KING: Yeah, I mean it was a brilliant recap. The sort of thing that would have been so boring but necessary, and yet you're unaware of the fact that you're being spoon-fed exposition and reminders, and are just amused by the comedy of him throwing a rock at a bottle.

(SOUNDBITE OF TV SERIES, "TWIN PEAKS")

KYLE MACLACHLAN: (As Special Agent Cooper) Sheriff, I almost forgot. When we say the name, also briefly state that person's relationship to Laura Palmer. Ready?

KIMMY ROBERTSON: (As Lucy Moran) Ready.

UNIDENTIFIED MAN #6: Ready.

MICHAEL ONTKEAN: (as Sheriff Harry S. Truman) Dr. Lawrence Jacoby. Laura's psychiatrist.

MACLACHLAN: (As Special Agent Cooper) Dr. Lawrence Jacoby

ROBERTSON: (As Lucy Moran) You did it. You hit it.

INSKEEP: You know, David Simon was on this program not too long ago, talking about his series, "Treme," and you used a phrase that has stuck in my head: Soul-killing exposition.

(SOUNDBITE OF LAUGHTER)

INSKEEP: He hates to just explain, in a pedantic way, what's going on in the series, or whatever. And you're basically saying these people found a more creative way to do that.

KING: Yeah.

KING: That's exactly right.

KING: Oh, that's great. We're going to hold on to that.

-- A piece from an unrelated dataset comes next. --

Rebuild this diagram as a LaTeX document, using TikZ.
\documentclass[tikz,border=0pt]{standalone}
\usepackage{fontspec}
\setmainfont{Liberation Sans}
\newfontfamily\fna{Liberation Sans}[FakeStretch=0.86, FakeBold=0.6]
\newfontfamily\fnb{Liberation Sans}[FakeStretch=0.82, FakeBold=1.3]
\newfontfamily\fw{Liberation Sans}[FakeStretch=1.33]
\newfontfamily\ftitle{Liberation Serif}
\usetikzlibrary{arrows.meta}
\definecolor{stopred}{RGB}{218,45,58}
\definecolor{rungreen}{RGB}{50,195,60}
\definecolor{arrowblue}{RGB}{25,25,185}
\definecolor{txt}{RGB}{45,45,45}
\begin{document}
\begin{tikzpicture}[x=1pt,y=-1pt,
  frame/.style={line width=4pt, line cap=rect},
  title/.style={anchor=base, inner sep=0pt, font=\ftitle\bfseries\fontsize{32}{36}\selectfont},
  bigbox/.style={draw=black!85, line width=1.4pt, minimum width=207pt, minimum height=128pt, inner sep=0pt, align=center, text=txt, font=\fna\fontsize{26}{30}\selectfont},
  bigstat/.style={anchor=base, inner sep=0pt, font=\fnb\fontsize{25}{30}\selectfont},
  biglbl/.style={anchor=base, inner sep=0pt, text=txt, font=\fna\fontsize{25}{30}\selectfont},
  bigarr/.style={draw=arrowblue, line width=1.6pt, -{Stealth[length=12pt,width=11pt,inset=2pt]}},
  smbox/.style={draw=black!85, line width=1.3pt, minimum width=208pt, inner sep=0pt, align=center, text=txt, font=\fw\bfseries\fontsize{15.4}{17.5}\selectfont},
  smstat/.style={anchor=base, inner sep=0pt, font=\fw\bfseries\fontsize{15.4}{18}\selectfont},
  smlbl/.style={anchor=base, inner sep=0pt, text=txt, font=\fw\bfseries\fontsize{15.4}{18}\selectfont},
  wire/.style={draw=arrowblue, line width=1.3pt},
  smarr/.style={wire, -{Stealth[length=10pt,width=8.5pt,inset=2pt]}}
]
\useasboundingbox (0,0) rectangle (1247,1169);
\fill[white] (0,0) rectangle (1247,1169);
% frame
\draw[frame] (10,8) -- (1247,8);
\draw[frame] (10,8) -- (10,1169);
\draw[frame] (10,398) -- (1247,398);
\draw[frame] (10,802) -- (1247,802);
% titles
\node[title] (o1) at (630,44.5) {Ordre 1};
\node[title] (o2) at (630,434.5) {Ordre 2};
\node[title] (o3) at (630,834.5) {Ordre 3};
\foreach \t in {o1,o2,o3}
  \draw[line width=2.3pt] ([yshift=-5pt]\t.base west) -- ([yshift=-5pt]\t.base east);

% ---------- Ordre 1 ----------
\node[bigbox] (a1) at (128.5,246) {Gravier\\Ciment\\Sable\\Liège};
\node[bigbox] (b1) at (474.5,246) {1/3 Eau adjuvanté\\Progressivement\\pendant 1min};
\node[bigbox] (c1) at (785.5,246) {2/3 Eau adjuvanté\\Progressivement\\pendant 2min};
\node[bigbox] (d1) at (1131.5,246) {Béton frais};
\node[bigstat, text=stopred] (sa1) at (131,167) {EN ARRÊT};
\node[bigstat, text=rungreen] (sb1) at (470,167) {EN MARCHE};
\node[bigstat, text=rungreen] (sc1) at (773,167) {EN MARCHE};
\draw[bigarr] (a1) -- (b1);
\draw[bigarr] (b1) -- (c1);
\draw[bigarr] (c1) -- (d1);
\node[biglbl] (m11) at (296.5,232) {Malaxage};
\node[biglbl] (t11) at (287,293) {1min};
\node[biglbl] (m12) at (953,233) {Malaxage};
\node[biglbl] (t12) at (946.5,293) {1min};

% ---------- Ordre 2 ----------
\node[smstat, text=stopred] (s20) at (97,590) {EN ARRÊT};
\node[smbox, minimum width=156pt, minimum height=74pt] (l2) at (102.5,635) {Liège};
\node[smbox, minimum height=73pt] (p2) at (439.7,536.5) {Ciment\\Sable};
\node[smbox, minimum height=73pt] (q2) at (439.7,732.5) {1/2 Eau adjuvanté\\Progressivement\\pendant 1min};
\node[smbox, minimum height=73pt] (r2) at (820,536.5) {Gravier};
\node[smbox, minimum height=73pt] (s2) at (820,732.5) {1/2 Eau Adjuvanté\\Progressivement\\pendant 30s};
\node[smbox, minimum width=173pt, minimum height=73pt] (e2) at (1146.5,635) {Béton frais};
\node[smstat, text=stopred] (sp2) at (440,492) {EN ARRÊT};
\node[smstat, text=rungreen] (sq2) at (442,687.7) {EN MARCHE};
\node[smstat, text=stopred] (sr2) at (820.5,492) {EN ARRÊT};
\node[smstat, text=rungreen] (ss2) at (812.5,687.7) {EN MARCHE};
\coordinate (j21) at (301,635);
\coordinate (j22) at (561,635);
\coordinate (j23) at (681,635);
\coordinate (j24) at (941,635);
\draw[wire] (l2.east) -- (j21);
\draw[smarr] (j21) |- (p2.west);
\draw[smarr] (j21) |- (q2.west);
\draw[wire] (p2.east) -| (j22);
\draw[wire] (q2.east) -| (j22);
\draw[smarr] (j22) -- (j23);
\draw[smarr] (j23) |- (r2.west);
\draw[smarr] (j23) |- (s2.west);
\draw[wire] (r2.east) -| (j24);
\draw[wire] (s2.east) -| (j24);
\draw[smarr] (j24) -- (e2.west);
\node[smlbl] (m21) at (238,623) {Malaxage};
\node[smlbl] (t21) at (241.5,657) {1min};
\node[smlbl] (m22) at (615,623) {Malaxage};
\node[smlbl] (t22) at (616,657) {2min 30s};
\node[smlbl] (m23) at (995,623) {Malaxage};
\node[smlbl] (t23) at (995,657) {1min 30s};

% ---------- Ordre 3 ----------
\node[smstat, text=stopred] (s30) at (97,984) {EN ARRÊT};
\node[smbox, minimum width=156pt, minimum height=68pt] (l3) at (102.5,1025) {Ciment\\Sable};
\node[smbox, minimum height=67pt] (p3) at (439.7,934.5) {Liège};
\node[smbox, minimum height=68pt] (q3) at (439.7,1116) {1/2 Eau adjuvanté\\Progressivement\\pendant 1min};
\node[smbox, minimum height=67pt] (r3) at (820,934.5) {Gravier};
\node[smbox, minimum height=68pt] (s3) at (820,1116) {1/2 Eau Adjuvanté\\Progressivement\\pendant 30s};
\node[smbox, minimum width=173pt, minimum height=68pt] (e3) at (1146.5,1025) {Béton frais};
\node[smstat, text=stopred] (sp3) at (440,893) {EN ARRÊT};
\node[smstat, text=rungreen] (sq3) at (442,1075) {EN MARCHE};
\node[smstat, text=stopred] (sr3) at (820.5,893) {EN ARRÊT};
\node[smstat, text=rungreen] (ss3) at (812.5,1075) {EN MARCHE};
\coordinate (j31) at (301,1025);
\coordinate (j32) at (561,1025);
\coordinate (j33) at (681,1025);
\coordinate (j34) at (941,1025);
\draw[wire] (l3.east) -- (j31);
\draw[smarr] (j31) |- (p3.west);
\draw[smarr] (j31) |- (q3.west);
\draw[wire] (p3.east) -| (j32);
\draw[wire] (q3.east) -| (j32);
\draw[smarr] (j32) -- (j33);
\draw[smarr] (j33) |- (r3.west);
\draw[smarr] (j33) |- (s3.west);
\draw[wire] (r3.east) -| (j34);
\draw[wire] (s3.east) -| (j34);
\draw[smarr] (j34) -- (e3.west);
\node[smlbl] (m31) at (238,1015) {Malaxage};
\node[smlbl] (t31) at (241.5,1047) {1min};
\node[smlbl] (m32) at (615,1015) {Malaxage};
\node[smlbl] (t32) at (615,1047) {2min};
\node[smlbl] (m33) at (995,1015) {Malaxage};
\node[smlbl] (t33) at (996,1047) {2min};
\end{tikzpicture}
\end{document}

INSKEEP: Well, Michelle and Robert King, thanks for sharing your suggestions with us.

KING: Thank you.

KING: Oh, thank you for being interested.

INSKEEP: Oh, and let's do a little exposition here. Robert and Michelle King are the executive producers of "The Good Wife" on CBS. All of their movies and TV picks are at NPR.org.

It's MORNING EDITION from NPR News. I'm Steve Inskeep.